In our thinking age it is not to be supposed but that many deserving
men would use any good opportunity of working for the common interest
of the more and more enlightened reason, if there were only some hope
of attaining the goal. Mathematics, natural science, laws, arts, even
morality, etc., do not completely fill the soul; there is always a
space left over, reserved for pure and speculative reason, the vacuity
of which prompts us to seek in vagaries, buffooneries, and myticism
for what seems to be employment and entertainment, but what actually
is mere pastime; in order to deaden the troublesome voice of reason,
which in accordance with its nature requires something that can
satisfy it, and not merely subserve other ends or the interests of our
inclinations. A consideration, therefore, which is concerned only with
reason as it exists for it itself, has as I may reasonably suppose a
great fascination for every one who has attempted thus to extend his
conceptions, and I may even say a greater than any other theoretical
branch of knowledge, for which he would not willingly exchange it,
because here all other cognitions, and even purposes, must meet and
unite themselves in a whole.

I offer, therefore, these Prolegomena as a sketch and text-book for
this investigation, and not the work itself.

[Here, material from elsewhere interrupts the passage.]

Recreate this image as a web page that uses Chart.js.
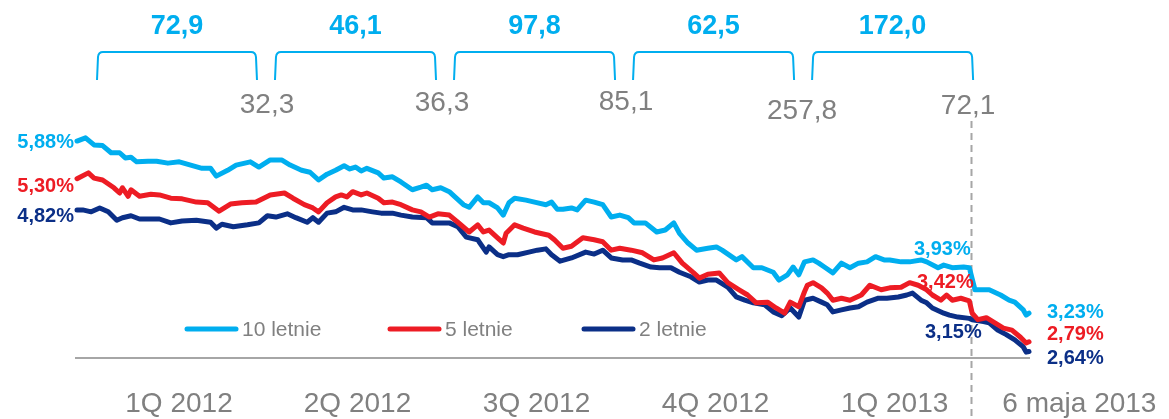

Although I am even now
perfectly satisfied with the latter as far as contents, order, and
mode of presentation, and the care that I have expended in weighing
and testing every sentence before writing it down, are concerned (for
it has taken me years to satisfy myself fully, not only as regards the
whole, but in some cases even as to the sources of one particular
proposition); yet I am not quite satisfied with my exposition in some
sections of the doctrine of elements, as for instance in the deduction
of the conceptions of the Understanding, or in that on the paralogisms
of pure reason, because a certain diffuseness takes away from their
clearness, and in place of them, what is here said in the Prolegomena
respecting these sections, may be made the basis of the test.

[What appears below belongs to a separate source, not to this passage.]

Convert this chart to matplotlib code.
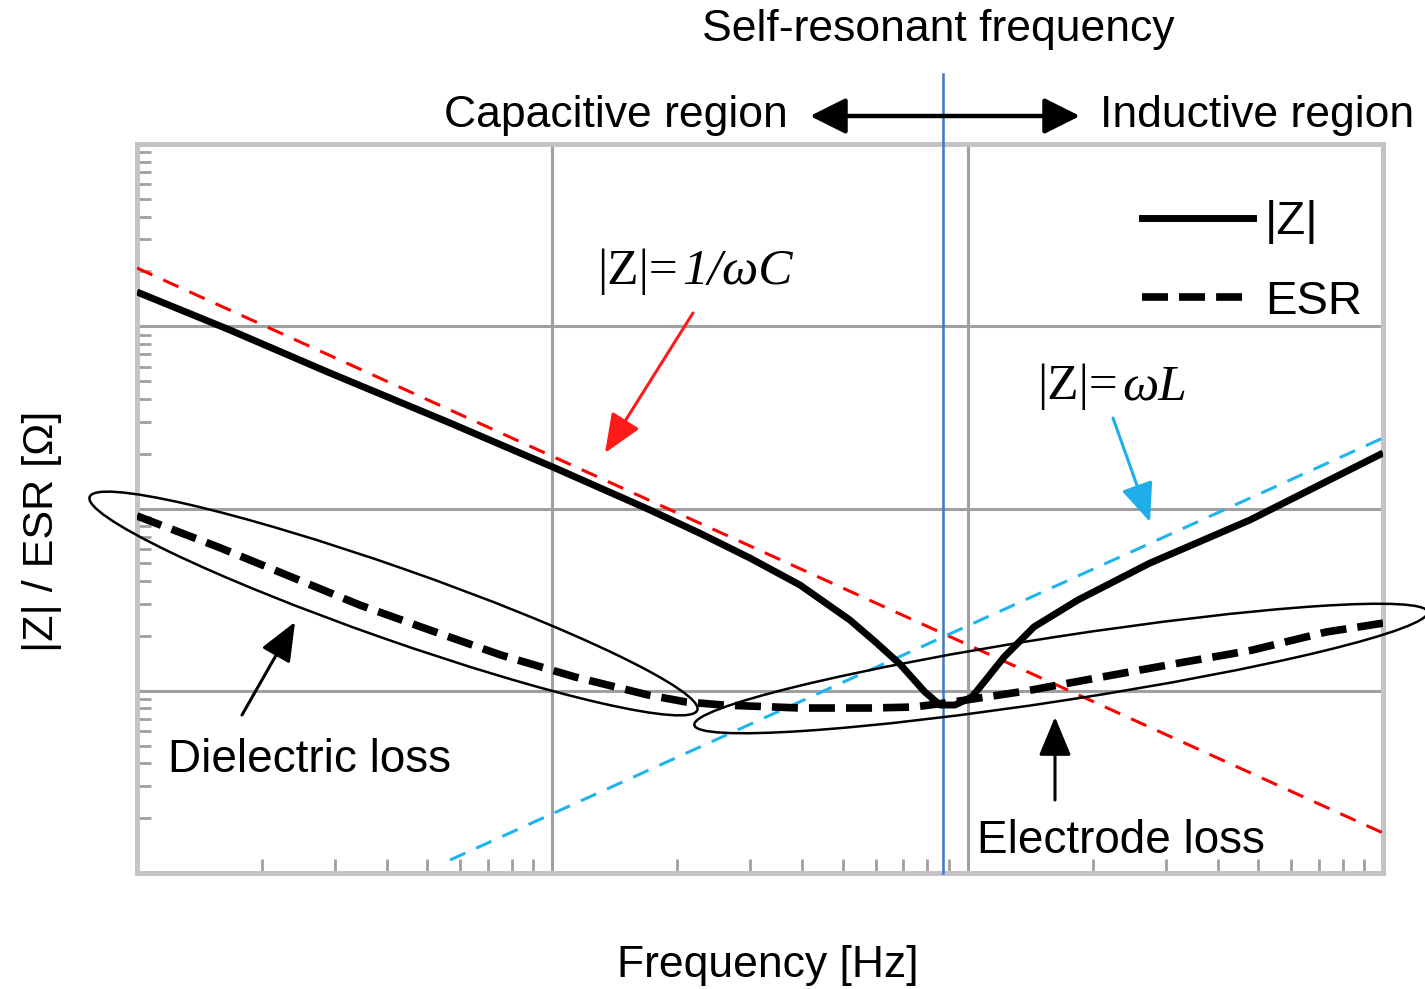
import matplotlib
matplotlib.use("Agg")
import matplotlib.pyplot as plt
from matplotlib.lines import Line2D
from matplotlib.patches import Ellipse, FancyArrowPatch

# ---------------- data ----------------
z_freq = [1.0, 1.675, 2.915, 5.67, 10.15, 17.19, 22.7, 29.9, 39.5, 52.1,
          60.0, 68.7, 78.9, 85.8, 93.2, 102.4, 111.0, 122.3, 144.4, 184.4,
          274.8, 478.4, 1000.0]
z_mag = [1541, 953, 554, 294.7, 166.8, 98.1, 73.0, 53.5, 38.0, 24.4,
         18.5, 14.0, 9.84, 8.35, 8.35, 9.24, 11.6, 15.3, 22.4, 31.5,
         50.2, 86.5, 201.6]

esr_freq = [1.0, 1.567, 2.336, 3.443, 5.077, 7.52, 11.34, 17.0, 20.98,
            25.8, 39.5, 58.2, 74.3, 92.2, 138.2, 210.6, 322.8, 483.7, 729.4, 1000.0]
esr_val = [91.0, 61.5, 42.4, 29.5, 21.5, 15.7, 11.9, 9.48, 8.68,
           8.35, 8.04, 8.04, 8.14, 8.68, 9.97, 11.9, 14.2, 16.7, 21.0, 23.5]

cap_freq = [1.0, 1000.0]      # |Z| = 1/wC asymptote
cap_val = [2087, 1.658]
ind_freq = [5.67, 1000.0]     # |Z| = wL asymptote
ind_val = [1.178, 243.7]

srf = 87.2                    # self-resonant frequency
xlim = (1, 1000)
ylim = (1, 1e4)

# ---------------- figure ----------------
W, H = 1425, 989
fig = plt.figure(figsize=(W / 100, H / 100), dpi=100)
L, R, T, B = 137, 1383, 144, 873
ax = fig.add_axes([L / W, 1 - B / H, (R - L) / W, (B - T) / H])
ax.set_xscale("log")
ax.set_yscale("log")
ax.set_xlim(*xlim)
ax.set_ylim(*ylim)

SANS = "Liberation Sans"
SERIF = "Liberation Serif"

def fx(px):
    return px / W

def fy(py):
    return 1 - py / H

# grid & spines
ax.grid(True, which="major", color="#a0a0a0", lw=2.2, zorder=0)
for s in ax.spines.values():
    s.set_color("#c4c4c4")
    s.set_linewidth(3.6)
ax.tick_params(which="major", length=0, labelleft=False, labelbottom=False)
ax.tick_params(which="minor", direction="in", length=10, width=2,
               color="#a0a0a0", left=True, bottom=True, top=False, right=False,
               labelleft=False, labelbottom=False)

# asymptotes
ax.plot(cap_freq, cap_val, color="#ff0000", lw=2.2, dashes=(5.5, 3.9), zorder=3)
ax.plot(ind_freq, ind_val, color="#1eb4f0", lw=2.2, dashes=(5.5, 3.9), zorder=3)

# SRF vertical line (extends above axes)
ax.axvline(srf, ymin=0, ymax=(B - 74) / (B - T), color="#3f78c2", lw=1.8,
           clip_on=False, zorder=4)

# main curves
ax.plot(z_freq, z_mag, color="black", lw=5, solid_capstyle="butt",
        solid_joinstyle="round", zorder=5)
ax.plot(esr_freq, esr_val, color="black", lw=5.5, dashes=(3.4, 1.45),
        dash_capstyle="butt", dash_joinstyle="round", zorder=5)

# legend
hz = Line2D([], [], color="black", lw=5)
he = Line2D([], [], color="black", lw=5.5, dashes=(3.4, 1.45), dash_capstyle="butt")
fig.legend([hz, he], ["|Z|", "ESR"], loc="center left",
           bbox_to_anchor=(fx(1142), fy(262)), frameon=False,
           prop={"family": SANS, "size": 34}, handlelength=2.35,
           handletextpad=0.25, labelspacing=0.75, borderpad=0, borderaxespad=0)

# ellipses (annotation outlines)
for (cx, cy, a, b, ang) in [(393.5, 603.5, 322, 36, -19.33),
                            (1061, 668.5, 371, 32, 8.76)]:
    e = Ellipse((cx / 100, (H - cy) / 100), 2 * a / 100, 2 * b / 100, angle=ang,
                transform=fig.dpi_scale_trans, fill=False, ec="black", lw=1.8,
                zorder=6)
    fig.add_artist(e)

# arrows
def arrow(x0, y0, x1, y1, color, style="-|>", lw=2.2, hl=1.2, hw=0.5):
    fig.add_artist(FancyArrowPatch(
        (fx(x0), fy(y0)), (fx(x1), fy(y1)), transform=fig.transFigure,
        arrowstyle=f"{style},head_length={hl},head_width={hw}",
        mutation_scale=20, color=color, lw=lw, shrinkA=0, shrinkB=0, zorder=7))

arrow(693, 313, 605, 453, "#ff1a1a")
arrow(1113, 418, 1150, 522, "#1eaeea")
arrow(242, 715, 295, 622, "black")
arrow(1055, 800, 1055, 717, "black")
arrow(810, 116, 1080, 116, "black", style="<|-|>", lw=3.2, hl=1.1, hw=0.55)

# texts
fig.text(fx(938), fy(30), "Self-resonant frequency", family=SANS, size=32,
         ha="center", va="center")
fig.text(fx(788), fy(116), "Capacitive region", family=SANS, size=32,
         ha="right", va="center")
fig.text(fx(1100), fy(116), "Inductive region", family=SANS, size=32,
         ha="left", va="center")
fig.text(fx(168), fy(760), "Dielectric loss", family=SANS, size=33,
         ha="left", va="center")
fig.text(fx(977), fy(841), "Electrode loss", family=SANS, size=33,
         ha="left", va="center")
fig.text(fx(768), fy(965), "Frequency [Hz]", family=SANS, size=32,
         ha="center", va="center")
fig.text(fx(42), fy(531), "|Z| / ESR [Ω]", family=SANS, size=31,
         ha="center", va="center", rotation=90)

fig.text(fx(597), fy(272), "|Z|=", family=SERIF, size=37, ha="left", va="center")
fig.text(fx(682), fy(272), "1/ωC", family=SERIF, style="italic", size=37,
         ha="left", va="center")
fig.text(fx(1037), fy(387), "|Z|=", family=SERIF, size=37, ha="left", va="center")
fig.text(fx(1122), fy(387), "ωL", family=SERIF, style="italic", size=37,
         ha="left", va="center")

fig.savefig("out.png", dpi=100)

It is the boast of the Germans that where steady and continuous
industry are requisite, they can carry things farther than other
nations. If this opinion be well founded, an opportunity, a business,
presents itself, the successful issue of which we can scarcely doubt,
and in which all thinking men can equally take part, though they have
hitherto been unsuccessful in accomplishing it and in thus confirming
the above good opinion. But this is chiefly because the science in
question is of so peculiar a kind, that it can be at once brought to
completion and to that enduring state that it will never be able to be
brought in the least degree farther or increased by later discoveries,
or even changed (leaving here out of account adornment by greater
clearness in some places, or additional uses), and this is an
advantage no other science has or can have, because there is none so
fully isolated and independent of others, and which is concerned with
the faculty of cognition pure and simple. And the present moment
seems, moreover, not to be unfavorable to my expectation, for just
now, in Germany, no one seems to know wherewith to occupy himself,
apart from the so-called useful sciences, so as to pursue not mere
play, but a business possessing an enduring purpose.

To discover the means how the endeavors of the learned may be united
in such a purpose, I must leave to others. In the meantime, it is my
intention to persuade any one merely to follow my propositions, or
even to flatter me with the hope that he will do so; but attacks,
repetitions, limitations, or confirmation, completion, and extension,
as the case may be, should be appended. If the matter be but
investigated from its foundation, it cannot fail that a system, albeit
not my own, shall be erected, that shall be a possession for future
generations for which they may have reason to be grateful.

It would lead us too far here to show what kind of metaphysics may be
expected, when only the principles of criticism have been perfected,
and how, because the old false feathers have been pulled out, she need
by no means appear poor and reduced to an insignificant figure, but
may be in other respects richly and respectably adorned. But other and
great uses which would result from such a reform, strike one
immediately. The ordinary metaphysics had its uses, in that it sought
out the elementary conceptions of the pure understanding in order to
make them clear through analysis, and definite by explanation. In this
way it was a training for reason, in whatever direction it might be
turned; but this was all the good it did; service was subsequently
effaced when it favored conceit by venturesome assertions, sophistry
by subtle distinctions and adornment, and shallowness by the ease with
which it decided the most difficult problems by means of a little
school-wisdom, which is only the more seductive the more it has the
choice, on the one hand, of taking something from the language of
science, and on the other from that of popular discourse, thus being
everything to everybody, but in reality nothing at all. By criticism,
however, a standard is given to our judgment, whereby knowledge may be
with certainty distinguished from pseudo-science, and firmly founded,
being brought into full operation in metaphysics; a mode of thought
extending by degrees its beneficial influence over every other use of
reason, at once infusing into it the true philosophical spirit. But
the service also that metaphysics performs for theology, by making it
independent of the judgment of dogmatic speculation, thereby assuring
it completely against the attacks of all such opponents, is certainly
not to be valued lightly. For ordinary metaphysics, although it
promised the latter much advantage, could not keep this promise, and
moreover, by summoning speculative dogmatics to its assistance, did
nothing but arm enemies against itself. Mysticism, which can prosper
in a rationalistic age only when it hides itself behind a system of
school-metaphysics, under the protection of which it may venture to
rave with a semblance of rationality, is driven from this, its last
hiding-place, by critical philosophy. Last, but not least, it cannot
be otherwise than important to a teacher of metaphysics, to be able to
say with universal assent, that what he expounds is Science, and that
thereby genuine services will be rendered to the commonweal.